## INSTRUCTIONS FOR THE TASK
The lines below are to be quoted exactly, from the first through the one that contains "from matplotlib.lines import Line2D".

## RECORDS FOR THE TASK

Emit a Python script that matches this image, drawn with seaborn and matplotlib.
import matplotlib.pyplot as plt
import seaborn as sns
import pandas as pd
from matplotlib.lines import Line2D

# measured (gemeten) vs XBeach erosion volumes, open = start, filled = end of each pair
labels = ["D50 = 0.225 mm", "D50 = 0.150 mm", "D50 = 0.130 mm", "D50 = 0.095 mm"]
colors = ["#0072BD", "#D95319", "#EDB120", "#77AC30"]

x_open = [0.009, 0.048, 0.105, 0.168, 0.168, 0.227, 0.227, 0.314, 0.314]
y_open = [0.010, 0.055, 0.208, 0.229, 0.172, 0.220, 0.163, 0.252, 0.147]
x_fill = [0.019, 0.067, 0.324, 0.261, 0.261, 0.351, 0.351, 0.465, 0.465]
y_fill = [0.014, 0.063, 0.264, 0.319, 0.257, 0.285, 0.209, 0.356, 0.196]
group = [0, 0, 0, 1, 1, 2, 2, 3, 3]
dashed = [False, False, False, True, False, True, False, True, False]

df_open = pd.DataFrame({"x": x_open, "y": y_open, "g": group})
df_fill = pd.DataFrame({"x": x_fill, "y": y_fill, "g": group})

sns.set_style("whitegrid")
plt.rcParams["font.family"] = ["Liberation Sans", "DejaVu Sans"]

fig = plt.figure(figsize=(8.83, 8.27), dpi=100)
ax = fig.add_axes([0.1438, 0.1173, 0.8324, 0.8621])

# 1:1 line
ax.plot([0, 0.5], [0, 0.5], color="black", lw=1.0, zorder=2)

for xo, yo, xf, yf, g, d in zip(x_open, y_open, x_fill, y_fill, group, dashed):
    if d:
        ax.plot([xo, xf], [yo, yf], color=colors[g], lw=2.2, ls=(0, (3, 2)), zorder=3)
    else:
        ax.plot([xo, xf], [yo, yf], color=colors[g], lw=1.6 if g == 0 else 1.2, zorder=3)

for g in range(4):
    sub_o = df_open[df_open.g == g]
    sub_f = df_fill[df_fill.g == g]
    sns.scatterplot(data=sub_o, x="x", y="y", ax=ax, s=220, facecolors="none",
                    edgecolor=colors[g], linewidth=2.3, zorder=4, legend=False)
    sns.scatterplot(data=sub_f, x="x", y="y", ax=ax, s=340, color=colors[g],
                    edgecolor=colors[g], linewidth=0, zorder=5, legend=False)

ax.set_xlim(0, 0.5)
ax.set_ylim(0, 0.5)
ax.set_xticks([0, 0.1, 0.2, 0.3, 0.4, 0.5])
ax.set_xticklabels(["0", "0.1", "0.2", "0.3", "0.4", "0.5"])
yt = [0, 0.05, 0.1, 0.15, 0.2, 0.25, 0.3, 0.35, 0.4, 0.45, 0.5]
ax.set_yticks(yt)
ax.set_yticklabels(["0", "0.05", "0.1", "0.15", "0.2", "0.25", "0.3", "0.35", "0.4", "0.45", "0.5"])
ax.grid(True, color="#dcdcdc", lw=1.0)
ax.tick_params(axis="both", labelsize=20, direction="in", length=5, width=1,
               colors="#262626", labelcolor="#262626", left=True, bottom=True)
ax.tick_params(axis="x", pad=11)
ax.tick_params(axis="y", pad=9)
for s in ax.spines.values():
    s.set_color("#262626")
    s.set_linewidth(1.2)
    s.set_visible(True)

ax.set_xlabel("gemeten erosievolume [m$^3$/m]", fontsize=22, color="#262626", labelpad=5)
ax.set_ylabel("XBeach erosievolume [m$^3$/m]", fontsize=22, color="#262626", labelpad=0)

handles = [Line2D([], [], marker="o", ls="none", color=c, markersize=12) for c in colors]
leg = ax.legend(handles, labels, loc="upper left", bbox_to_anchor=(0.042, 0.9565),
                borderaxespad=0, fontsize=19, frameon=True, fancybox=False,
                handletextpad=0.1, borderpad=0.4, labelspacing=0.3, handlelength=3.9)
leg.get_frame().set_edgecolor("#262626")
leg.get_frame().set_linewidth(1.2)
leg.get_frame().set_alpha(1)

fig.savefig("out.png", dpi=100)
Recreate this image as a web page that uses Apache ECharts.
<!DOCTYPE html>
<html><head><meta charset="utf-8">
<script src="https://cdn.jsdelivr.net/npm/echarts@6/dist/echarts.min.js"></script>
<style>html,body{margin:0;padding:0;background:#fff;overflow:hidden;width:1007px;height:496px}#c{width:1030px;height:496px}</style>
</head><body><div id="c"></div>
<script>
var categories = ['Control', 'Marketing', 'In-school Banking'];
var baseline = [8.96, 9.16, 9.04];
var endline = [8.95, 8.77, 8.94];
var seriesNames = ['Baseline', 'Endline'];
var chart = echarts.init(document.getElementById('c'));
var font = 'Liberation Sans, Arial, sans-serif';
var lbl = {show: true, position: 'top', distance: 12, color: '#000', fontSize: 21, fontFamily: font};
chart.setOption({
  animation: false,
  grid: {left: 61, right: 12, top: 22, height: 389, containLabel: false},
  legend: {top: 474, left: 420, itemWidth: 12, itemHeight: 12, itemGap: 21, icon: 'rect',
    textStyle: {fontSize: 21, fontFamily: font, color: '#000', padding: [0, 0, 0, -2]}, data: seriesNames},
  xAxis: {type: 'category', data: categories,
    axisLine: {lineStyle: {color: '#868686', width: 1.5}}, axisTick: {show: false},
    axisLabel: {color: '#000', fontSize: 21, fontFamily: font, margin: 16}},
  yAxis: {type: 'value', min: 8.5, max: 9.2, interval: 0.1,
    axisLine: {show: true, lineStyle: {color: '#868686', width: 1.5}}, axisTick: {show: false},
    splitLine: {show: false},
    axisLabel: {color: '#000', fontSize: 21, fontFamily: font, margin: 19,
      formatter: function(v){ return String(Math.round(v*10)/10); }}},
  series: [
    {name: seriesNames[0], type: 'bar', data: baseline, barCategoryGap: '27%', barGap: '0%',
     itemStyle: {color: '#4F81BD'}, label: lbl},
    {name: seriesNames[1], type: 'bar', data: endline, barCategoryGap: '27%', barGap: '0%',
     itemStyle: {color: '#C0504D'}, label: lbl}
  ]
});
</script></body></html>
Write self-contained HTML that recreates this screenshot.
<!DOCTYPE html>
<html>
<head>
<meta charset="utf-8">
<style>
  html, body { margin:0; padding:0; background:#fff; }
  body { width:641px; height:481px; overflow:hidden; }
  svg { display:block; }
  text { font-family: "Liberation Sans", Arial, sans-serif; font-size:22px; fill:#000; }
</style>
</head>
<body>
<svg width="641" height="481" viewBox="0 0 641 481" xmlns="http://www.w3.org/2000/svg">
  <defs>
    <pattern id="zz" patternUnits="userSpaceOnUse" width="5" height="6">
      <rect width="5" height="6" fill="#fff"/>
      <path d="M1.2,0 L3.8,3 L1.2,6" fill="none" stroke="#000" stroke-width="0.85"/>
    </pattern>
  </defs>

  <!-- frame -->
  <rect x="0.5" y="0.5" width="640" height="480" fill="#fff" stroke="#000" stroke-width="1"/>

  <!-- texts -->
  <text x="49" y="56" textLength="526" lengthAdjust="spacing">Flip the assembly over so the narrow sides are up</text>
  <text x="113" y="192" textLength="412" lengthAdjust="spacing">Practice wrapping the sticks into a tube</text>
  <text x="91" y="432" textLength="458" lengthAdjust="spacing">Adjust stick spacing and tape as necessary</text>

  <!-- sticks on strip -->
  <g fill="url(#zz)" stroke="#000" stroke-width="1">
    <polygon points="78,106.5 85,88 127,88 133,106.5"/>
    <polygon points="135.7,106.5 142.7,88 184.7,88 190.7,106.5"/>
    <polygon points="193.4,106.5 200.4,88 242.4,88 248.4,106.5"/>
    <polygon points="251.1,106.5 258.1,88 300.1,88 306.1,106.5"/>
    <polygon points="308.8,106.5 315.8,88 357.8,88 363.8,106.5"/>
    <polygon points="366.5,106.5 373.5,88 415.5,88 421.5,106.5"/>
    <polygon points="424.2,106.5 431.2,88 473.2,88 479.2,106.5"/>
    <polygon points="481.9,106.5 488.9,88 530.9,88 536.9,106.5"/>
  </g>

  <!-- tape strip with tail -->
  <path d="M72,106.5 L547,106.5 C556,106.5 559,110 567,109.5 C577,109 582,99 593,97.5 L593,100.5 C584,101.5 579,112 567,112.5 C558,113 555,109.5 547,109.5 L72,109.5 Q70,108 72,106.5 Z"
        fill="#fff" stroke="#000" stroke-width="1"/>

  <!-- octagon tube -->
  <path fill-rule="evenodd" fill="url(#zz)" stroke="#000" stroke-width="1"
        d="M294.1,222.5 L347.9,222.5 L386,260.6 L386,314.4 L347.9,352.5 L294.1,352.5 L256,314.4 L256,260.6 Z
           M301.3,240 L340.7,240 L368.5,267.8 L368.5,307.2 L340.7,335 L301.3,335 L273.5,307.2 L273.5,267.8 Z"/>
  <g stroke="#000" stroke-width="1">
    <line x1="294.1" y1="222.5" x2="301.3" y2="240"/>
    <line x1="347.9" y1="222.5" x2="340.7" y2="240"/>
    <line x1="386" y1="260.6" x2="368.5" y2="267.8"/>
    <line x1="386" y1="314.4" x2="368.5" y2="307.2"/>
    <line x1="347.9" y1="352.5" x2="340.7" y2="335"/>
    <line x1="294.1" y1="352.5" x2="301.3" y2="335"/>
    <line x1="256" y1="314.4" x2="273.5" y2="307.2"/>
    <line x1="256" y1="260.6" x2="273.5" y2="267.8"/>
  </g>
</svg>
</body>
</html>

## FINISHED TASK
Emit a Python script that matches this image, drawn with seaborn and matplotlib.
import matplotlib.pyplot as plt
import seaborn as sns
import pandas as pd
from matplotlib.lines import Line2D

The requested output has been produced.